While a more complete summary of the changes is provided below, notable amendments include:
- the elimination of requirements for pro forma information on business combinations in interim filings, because similar disclosure may be found in Form 8-K filings; and
- the elimination of requirements for financial information broken out by segment and geography in a business description contained in SEC reports and registration statements, because similar discussions may be found in the financial statement footnotes and/or the MD&A, when these topics are material to an understanding of the business.
Overall, the amendments are not intended to alter the mix of information available to investors in SEC reports and registration statements. As a result, companies should take care to cross-reference applicable overlapping disclosure and to continue to disclose segment and geographically-specific information in other parts of their filings, including in the risk factors and the MD&A, to the extent that the discussion is material to an understanding of the business.
Where there are redundant and overlapping disclosure requirements from SEC rules and GAAP standards established by the Financial Accounting Standards Board (FASB), the amendments attempt to reduce issuers’ compliance burden. The SEC has referred certain proposed amendments to FASB for their consideration in making consistent changes to future GAAP standards, and commentators have encouraged both agencies to continue to coordinate on their reporting standards.
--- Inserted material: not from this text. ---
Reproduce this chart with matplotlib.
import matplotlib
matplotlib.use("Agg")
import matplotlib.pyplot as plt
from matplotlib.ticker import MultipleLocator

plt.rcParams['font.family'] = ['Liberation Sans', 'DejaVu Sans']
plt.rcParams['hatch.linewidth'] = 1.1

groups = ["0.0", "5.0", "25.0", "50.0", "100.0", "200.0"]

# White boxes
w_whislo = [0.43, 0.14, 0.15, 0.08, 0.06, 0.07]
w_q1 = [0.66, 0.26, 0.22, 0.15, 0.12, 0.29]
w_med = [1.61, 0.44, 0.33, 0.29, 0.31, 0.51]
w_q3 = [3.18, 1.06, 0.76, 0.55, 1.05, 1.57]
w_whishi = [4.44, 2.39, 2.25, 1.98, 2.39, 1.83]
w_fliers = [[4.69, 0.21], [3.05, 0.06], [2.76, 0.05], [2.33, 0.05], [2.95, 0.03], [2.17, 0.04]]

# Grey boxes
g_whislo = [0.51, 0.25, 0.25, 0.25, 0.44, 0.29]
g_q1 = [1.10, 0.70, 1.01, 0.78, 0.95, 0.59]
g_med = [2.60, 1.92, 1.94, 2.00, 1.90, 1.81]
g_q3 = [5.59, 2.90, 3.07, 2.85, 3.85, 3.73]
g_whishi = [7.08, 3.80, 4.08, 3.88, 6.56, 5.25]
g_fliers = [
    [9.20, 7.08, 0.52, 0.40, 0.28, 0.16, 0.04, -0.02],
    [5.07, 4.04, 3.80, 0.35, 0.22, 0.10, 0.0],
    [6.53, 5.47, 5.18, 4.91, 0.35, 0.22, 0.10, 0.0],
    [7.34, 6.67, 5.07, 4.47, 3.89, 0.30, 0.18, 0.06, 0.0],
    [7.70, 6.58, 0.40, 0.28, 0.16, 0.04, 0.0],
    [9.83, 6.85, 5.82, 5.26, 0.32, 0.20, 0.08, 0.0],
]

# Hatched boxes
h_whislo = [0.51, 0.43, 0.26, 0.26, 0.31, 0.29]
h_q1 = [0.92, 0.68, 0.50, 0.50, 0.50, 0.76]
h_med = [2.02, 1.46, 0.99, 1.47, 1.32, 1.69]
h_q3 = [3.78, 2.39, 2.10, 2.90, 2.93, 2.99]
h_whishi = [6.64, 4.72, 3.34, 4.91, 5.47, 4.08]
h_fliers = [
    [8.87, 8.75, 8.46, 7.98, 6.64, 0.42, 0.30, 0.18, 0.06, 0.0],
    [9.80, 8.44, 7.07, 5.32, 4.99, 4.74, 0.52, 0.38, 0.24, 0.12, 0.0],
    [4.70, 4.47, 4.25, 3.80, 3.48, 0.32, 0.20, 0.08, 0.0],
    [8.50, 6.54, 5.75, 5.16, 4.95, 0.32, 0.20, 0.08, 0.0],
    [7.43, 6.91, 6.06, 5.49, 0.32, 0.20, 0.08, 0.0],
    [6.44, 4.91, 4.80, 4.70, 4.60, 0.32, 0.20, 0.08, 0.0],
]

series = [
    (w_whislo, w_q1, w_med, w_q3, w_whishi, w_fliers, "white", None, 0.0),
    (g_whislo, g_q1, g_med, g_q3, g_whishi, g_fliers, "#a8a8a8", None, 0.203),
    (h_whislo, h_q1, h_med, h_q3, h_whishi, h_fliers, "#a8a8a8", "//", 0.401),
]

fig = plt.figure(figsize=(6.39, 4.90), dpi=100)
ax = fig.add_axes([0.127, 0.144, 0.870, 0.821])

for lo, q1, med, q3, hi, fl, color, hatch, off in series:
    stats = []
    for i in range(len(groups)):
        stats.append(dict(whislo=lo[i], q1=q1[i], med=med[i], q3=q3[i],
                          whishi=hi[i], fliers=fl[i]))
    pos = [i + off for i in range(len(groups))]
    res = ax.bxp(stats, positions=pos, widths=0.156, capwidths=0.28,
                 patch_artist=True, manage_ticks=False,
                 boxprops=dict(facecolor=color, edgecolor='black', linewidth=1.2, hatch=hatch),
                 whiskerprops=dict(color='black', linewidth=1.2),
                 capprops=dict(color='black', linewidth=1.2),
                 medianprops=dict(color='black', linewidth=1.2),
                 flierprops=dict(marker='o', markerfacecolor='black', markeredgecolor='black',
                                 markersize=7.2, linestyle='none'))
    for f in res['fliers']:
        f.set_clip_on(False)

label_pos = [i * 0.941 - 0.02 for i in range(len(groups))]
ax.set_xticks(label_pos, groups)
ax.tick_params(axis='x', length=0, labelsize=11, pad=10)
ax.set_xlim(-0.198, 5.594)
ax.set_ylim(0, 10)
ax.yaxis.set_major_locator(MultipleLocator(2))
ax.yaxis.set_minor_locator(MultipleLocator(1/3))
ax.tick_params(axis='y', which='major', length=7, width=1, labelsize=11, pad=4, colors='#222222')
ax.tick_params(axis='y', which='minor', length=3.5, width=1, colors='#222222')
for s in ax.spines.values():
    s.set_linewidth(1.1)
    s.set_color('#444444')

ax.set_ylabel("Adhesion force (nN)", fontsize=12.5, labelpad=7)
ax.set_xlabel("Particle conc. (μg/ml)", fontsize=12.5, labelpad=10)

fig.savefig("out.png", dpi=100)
Multiple categories of issuers will be impacted by the amendments. Specifically:
- Regulation S-K amendments relate to domestic issuers and foreign private issuers that choose to file on domestic forms.
- Regulation S-X amendments relate to domestic issuers and foreign private issuers that report under US GAAP or reconcile to US GAAP.
- Certain amendments affect asset-backed issuers, Regulation A issuers and companies regulated under the Investment Company Act.
The amendments will be effective 30 days from publication in the Federal Register. Furthermore, the SEC staff has been directed to review the amendments’ impact on disclosure and capital formation within five years and to report back to the Commission.